The erosion of parts of the country where Welsh is a majority language – studies have shown that 70 per cent or even 80 per cent Welsh speakers are needed for general confidence in language use – will doubtless see Welsh losing its place as the natural language of society. In less Welsh speaking parts of Wales there is a dearth of opportunity to use Welsh for the thousands of school leavers and learners. An increase in Welsh speakers can be foreseen in future, and this must be associated with providing adequate spheres of language use.
So to where do we go from here? The answer is no longer the sole responsibility of Welsh language bodies such as the Language Commissioner’s. We were lulled into a state of inertia by the very existence of the Welsh Language Board, whose sphere of influence was always restricted. It is now starkly clear that language policies per se belong to the past. The days of protest and reaction are over.
Ten years ago Professor Colin Williams wrote that efforts at language promotion would need to be in the field of social engineering in the 21st Century. Add to this economic engineering. Housing policies need to prioritise effects on language. Public bodies which use Welsh to a substantial extent can be relocated to Welsh speaking parts of Wales and economic action needs to be taken to establish largely Welsh speaking growth areas so that these become attractive for the young.
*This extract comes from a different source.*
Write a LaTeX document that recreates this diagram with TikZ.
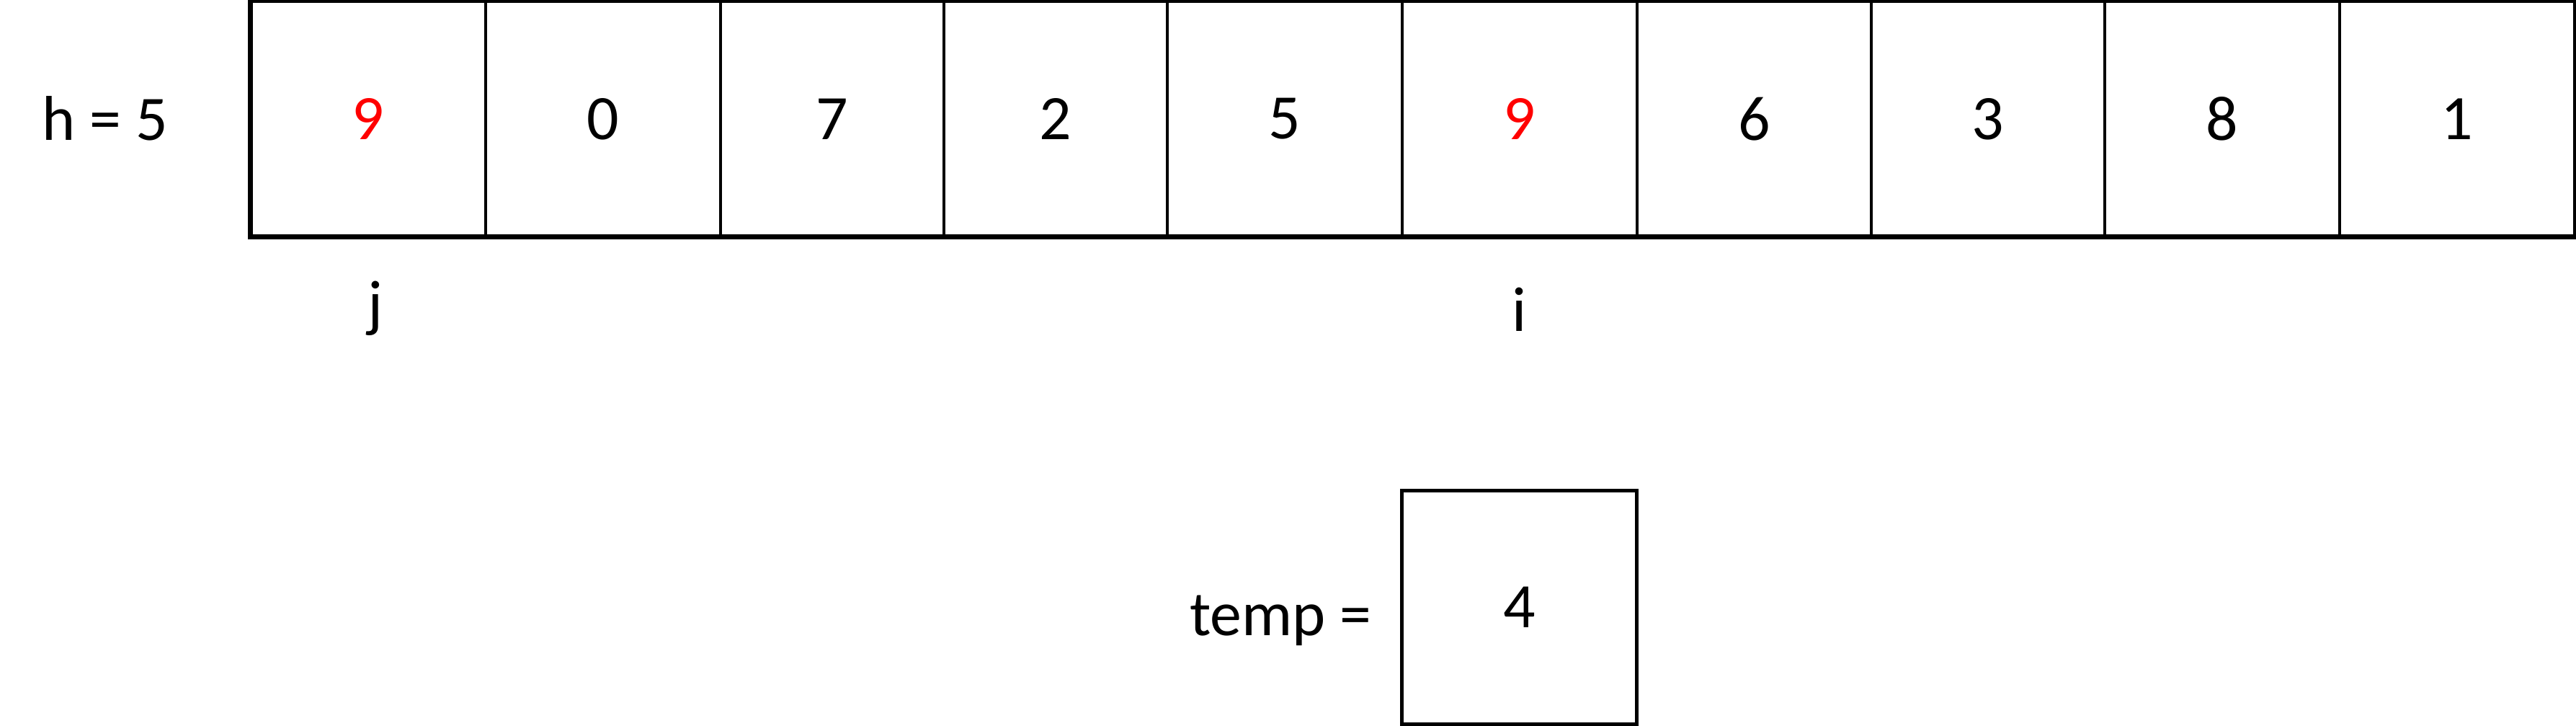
\documentclass[tikz,border=0pt]{standalone}
\usepackage{fontspec}
\setmainfont{Carlito}
\usepackage{tikz}

\begin{document}
\begin{tikzpicture}[x=0.1mm, y=-0.1mm,
    every node/.style={font=\fontsize{25}{30}\selectfont},
    cell/.style={draw, line width=0.4mm, minimum height=32.5mm, inner sep=0pt},
    lbl/.style={anchor=base}]
  \useasboundingbox (0,0) rectangle (3575,1007);

  \foreach \n/\a/\b/\v/\c in {1/348.5/674/9/red, 2/674/1000/0/black, 3/1000/1310/7/black,
      4/1310/1620/2/black, 5/1620/1946/5/black, 6/1946/2272/9/red, 7/2272/2597/6/black,
      8/2597/2921/3/black, 9/2921/3247/8/black, 10/3247/3572.5/1/black}
    \node[cell, text=\c, minimum width={(\b-\a)*0.1mm}] (c\n) at ({(\a+\b)/2},165) {\v};
  \draw[line width=0.5mm] (c1.north west) rectangle (c10.south east);

  \node[lbl] (h) at (146,195) {h = 5};
  \node[lbl] (j) at (521,451) {j};
  \node[lbl] (i) at (2109,460) {i};

  \node[cell, line width=0.5mm, minimum width=32.6mm, minimum height=32.4mm] (temp) at (2108.5,842.5) {4};
  \node[lbl, anchor=base east] (tlabel) at (1916,881) {temp =};
\end{tikzpicture}
\end{document}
Link to this adequate north-south transport and economic infrastructure and support for home-grown industries.
Other courses of action are needed in less Welsh speaking areas. The provision of Welsh medium education needs to correspond to the demand. Scores of Welsh language centres need to be established in urban areas for language learning and entertainment. Local authorities should provide Welsh activities for young people and a thorough and intense programme of teaching Welsh to parents and public employees needs to be established.
Other ideas abound. It is time to move onwards from the self-satisfying but socially irrelevant demand for Welsh bills and suchlike. The pleasurable use of Welsh in an increasing number of sustainable social networks, emphasising the value of the language for personal and national identity, is the task for the present generation.
If one were to measure the efforts made to safeguard the Welsh language in the last fifty years, attempts at ensuring language status would rate highly, and so would efforts made in the field of entertainment. Ensuring Welsh medium education would also score. There has been however an increasing chasm between these efforts and the use of Welsh in social networks. Social engineering, and economic engineering must now make Welsh a main concern for all government departments, rather than the concern of just the department of the Minister for Education and the Welsh language.